> WHAT YOU HAVE TO DO
Output the full listing below exactly as it reads, and skip anything that is a picture.
+ + + + + + +
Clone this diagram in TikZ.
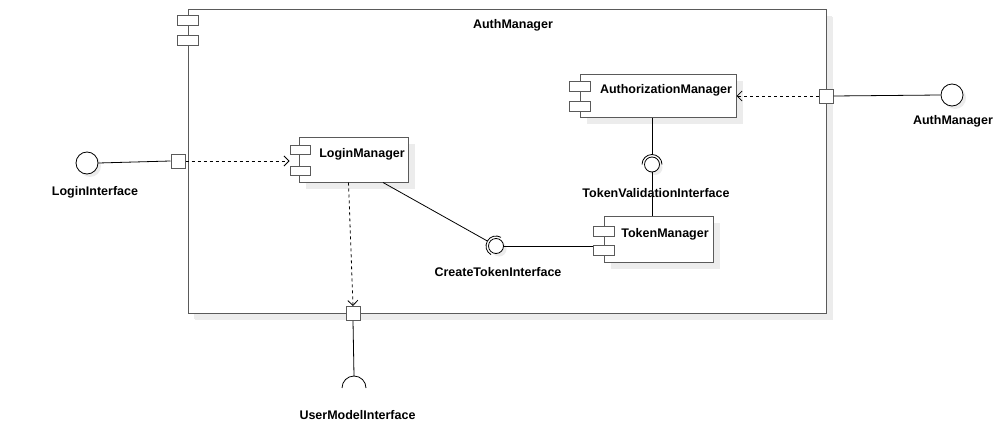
\documentclass[tikz,border=0pt]{standalone}
\usepackage{fontspec}
\setmainfont{Liberation Sans}
\usetikzlibrary{arrows.meta,shadows,calc}
\definecolor{bord}{RGB}{90,90,90}
\definecolor{shad}{RGB}{236,236,236}
\begin{document}
\begin{tikzpicture}[x=1pt,y=-1pt,
  comp/.style={draw=bord, fill=white, line width=1pt, rectangle, inner sep=0pt,
    drop shadow={shadow xshift=7pt, shadow yshift=-7pt, fill=shad, opacity=1}},
  tab/.style={draw=bord, fill=white, line width=1pt, rectangle, minimum width=21pt, minimum height=10pt, inner sep=0pt},
  port/.style={draw=bord, fill=white, line width=1pt, rectangle, minimum size=14pt, inner sep=0pt},
  ball/.style={draw=black, fill=white, line width=0.8pt, circle, inner sep=0pt,
    drop shadow={shadow xshift=3pt, shadow yshift=-3pt, fill=shad, opacity=1}},
  lbl/.style={font=\fontsize{12.5}{15}\selectfont\bfseries, inner sep=0pt},
  conn/.style={draw=black, line width=0.8pt},
  dep/.style={conn, dash pattern=on 3pt off 3pt, -{Straight Barb[length=5pt,width=10pt]}},
  sock/.style={draw=black, line width=0.8pt}
]
\useasboundingbox (0,0) rectangle (1008,436);

% main component
\node[comp, drop shadow={shadow xshift=6pt, shadow yshift=-6pt, fill=shad, opacity=1}, minimum width=638pt, minimum height=303pt] (auth) at (507,161.5) {};
\node[tab] (authtab1) at (188,21) {};
\node[tab] (authtab2) at (188,41) {};
\node[lbl] (authlbl) at (513,25) {AuthManager};

% AuthorizationManager
\node[comp, minimum width=156pt, minimum height=43pt] (azm) at (658,95.5) {};
\node[tab] (azmtab1) at (580,86.5) {};
\node[tab] (azmtab2) at (580,106) {};
\node[lbl] (azmlbl) at (666,90) {AuthorizationManager};

% LoginManager
\node[comp, minimum width=109pt, minimum height=45pt] (lm) at (353.5,159.5) {};
\node[tab, minimum width=20pt, minimum height=9pt] (lmtab1) at (300,150) {};
\node[tab, minimum width=20pt, minimum height=9pt] (lmtab2) at (300,170.5) {};
\node[lbl] (lmlbl) at (362,154) {LoginManager};

% TokenManager
\node[comp, minimum width=109pt, minimum height=46pt] (tm) at (658.5,239) {};
\node[tab] (tmtab1) at (604,231) {};
\node[tab] (tmtab2) at (604,250.5) {};
\node[lbl] (tmlbl) at (665,234) {TokenManager};

% ports
\node[port] (lport) at (178,161) {};
\node[port] (amport) at (826,96) {};
\node[port] (umport) at (353,313.5) {};

% external interfaces
\node[ball, minimum size=22pt] (lball) at (87,163) {};
\node[lbl] (lballlbl) at (95,192) {LoginInterface};
\node[ball, minimum size=22pt] (amball) at (952,95) {};
\node[lbl] (amballlbl) at (953,121.5) {AuthManager};
\coordinate (umsockc) at (354,388);
\coordinate (umsock) at (354,376);
\draw[sock] ($(umsockc)+(12,0)$) arc[start angle=0, end angle=180, radius=12pt];
\node[lbl] (umlbl) at (357.5,415.5) {UserModelInterface};

% internal interfaces
\node[ball, minimum size=15pt] (tvball) at (652,164.5) {};
\coordinate (tvsock) at ($(tvball)+(0,-10)$);
\draw[sock] ($(tvball)+(10,0)$) arc[start angle=0, end angle=180, radius=10pt];
\node[lbl] (tvlbl) at (656,193) {TokenValidationInterface};

\node[ball, minimum size=15pt] (ctball) at (496,246) {};
\coordinate (ctsock) at ($(ctball)+(-8.66,-5)$);
\draw[sock] ($(ctball)+(5,-8.66)$) arc[start angle=60, end angle=240, radius=10pt];
\node[lbl] (ctlbl) at (498,272) {CreateTokenInterface};

% connectors
\draw[conn] (lball.east) -- (lport.west);
\draw[dep] (lport.east) -- (lmtab1.west |- lport);
\draw[conn] (amport.east) -- (amball.west);
\draw[dep] (amport.west) -- (azm.east |- amport);
\draw[conn] (umport.south) -- (umsock);
\draw[dep] ([xshift=-5pt]lm.south) -- (umport.north);
\draw[conn] ([xshift=29.5pt]lm.south) -- (ctsock);
\draw[conn] (ctball.east) -- (ctball.east -| tmtab2.west);
\draw[conn] (azm.south -| tvball) -- (tvsock);
\draw[conn] (tvball.south) -- (tm.north -| tvball);
\end{tikzpicture}
\end{document}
+ + + + + + +
> RIGHT ANSWER
Clone this diagram in TikZ.
\documentclass[tikz,border=0pt]{standalone}
\usepackage{fontspec}
\setmainfont{Liberation Sans}
\usetikzlibrary{arrows.meta,shadows,calc}
\definecolor{bord}{RGB}{90,90,90}
\definecolor{shad}{RGB}{236,236,236}
\begin{document}
\begin{tikzpicture}[x=1pt,y=-1pt,
  comp/.style={draw=bord, fill=white, line width=1pt, rectangle, inner sep=0pt,
    drop shadow={shadow xshift=7pt, shadow yshift=-7pt, fill=shad, opacity=1}},
  tab/.style={draw=bord, fill=white, line width=1pt, rectangle, minimum width=21pt, minimum height=10pt, inner sep=0pt},
  port/.style={draw=bord, fill=white, line width=1pt, rectangle, minimum size=14pt, inner sep=0pt},
  ball/.style={draw=black, fill=white, line width=0.8pt, circle, inner sep=0pt,
    drop shadow={shadow xshift=3pt, shadow yshift=-3pt, fill=shad, opacity=1}},
  lbl/.style={font=\fontsize{12.5}{15}\selectfont\bfseries, inner sep=0pt},
  conn/.style={draw=black, line width=0.8pt},
  dep/.style={conn, dash pattern=on 3pt off 3pt, -{Straight Barb[length=5pt,width=10pt]}},
  sock/.style={draw=black, line width=0.8pt}
]
\useasboundingbox (0,0) rectangle (1008,436);

% main component
\node[comp, drop shadow={shadow xshift=6pt, shadow yshift=-6pt, fill=shad, opacity=1}, minimum width=638pt, minimum height=303pt] (auth) at (507,161.5) {};
\node[tab] (authtab1) at (188,21) {};
\node[tab] (authtab2) at (188,41) {};
\node[lbl] (authlbl) at (513,25) {AuthManager};

% AuthorizationManager
\node[comp, minimum width=156pt, minimum height=43pt] (azm) at (658,95.5) {};
\node[tab] (azmtab1) at (580,86.5) {};
\node[tab] (azmtab2) at (580,106) {};
\node[lbl] (azmlbl) at (666,90) {AuthorizationManager};

% LoginManager
\node[comp, minimum width=109pt, minimum height=45pt] (lm) at (353.5,159.5) {};
\node[tab, minimum width=20pt, minimum height=9pt] (lmtab1) at (300,150) {};
\node[tab, minimum width=20pt, minimum height=9pt] (lmtab2) at (300,170.5) {};
\node[lbl] (lmlbl) at (362,154) {LoginManager};

% TokenManager
\node[comp, minimum width=109pt, minimum height=46pt] (tm) at (658.5,239) {};
\node[tab] (tmtab1) at (604,231) {};
\node[tab] (tmtab2) at (604,250.5) {};
\node[lbl] (tmlbl) at (665,234) {TokenManager};

% ports
\node[port] (lport) at (178,161) {};
\node[port] (amport) at (826,96) {};
\node[port] (umport) at (353,313.5) {};

% external interfaces
\node[ball, minimum size=22pt] (lball) at (87,163) {};
\node[lbl] (lballlbl) at (95,192) {LoginInterface};
\node[ball, minimum size=22pt] (amball) at (952,95) {};
\node[lbl] (amballlbl) at (953,121.5) {AuthManager};
\coordinate (umsockc) at (354,388);
\coordinate (umsock) at (354,376);
\draw[sock] ($(umsockc)+(12,0)$) arc[start angle=0, end angle=180, radius=12pt];
\node[lbl] (umlbl) at (357.5,415.5) {UserModelInterface};

% internal interfaces
\node[ball, minimum size=15pt] (tvball) at (652,164.5) {};
\coordinate (tvsock) at ($(tvball)+(0,-10)$);
\draw[sock] ($(tvball)+(10,0)$) arc[start angle=0, end angle=180, radius=10pt];
\node[lbl] (tvlbl) at (656,193) {TokenValidationInterface};

\node[ball, minimum size=15pt] (ctball) at (496,246) {};
\coordinate (ctsock) at ($(ctball)+(-8.66,-5)$);
\draw[sock] ($(ctball)+(5,-8.66)$) arc[start angle=60, end angle=240, radius=10pt];
\node[lbl] (ctlbl) at (498,272) {CreateTokenInterface};

% connectors
\draw[conn] (lball.east) -- (lport.west);
\draw[dep] (lport.east) -- (lmtab1.west |- lport);
\draw[conn] (amport.east) -- (amball.west);
\draw[dep] (amport.west) -- (azm.east |- amport);
\draw[conn] (umport.south) -- (umsock);
\draw[dep] ([xshift=-5pt]lm.south) -- (umport.north);
\draw[conn] ([xshift=29.5pt]lm.south) -- (ctsock);
\draw[conn] (ctball.east) -- (ctball.east -| tmtab2.west);
\draw[conn] (azm.south -| tvball) -- (tvsock);
\draw[conn] (tvball.south) -- (tm.north -| tvball);
\end{tikzpicture}
\end{document}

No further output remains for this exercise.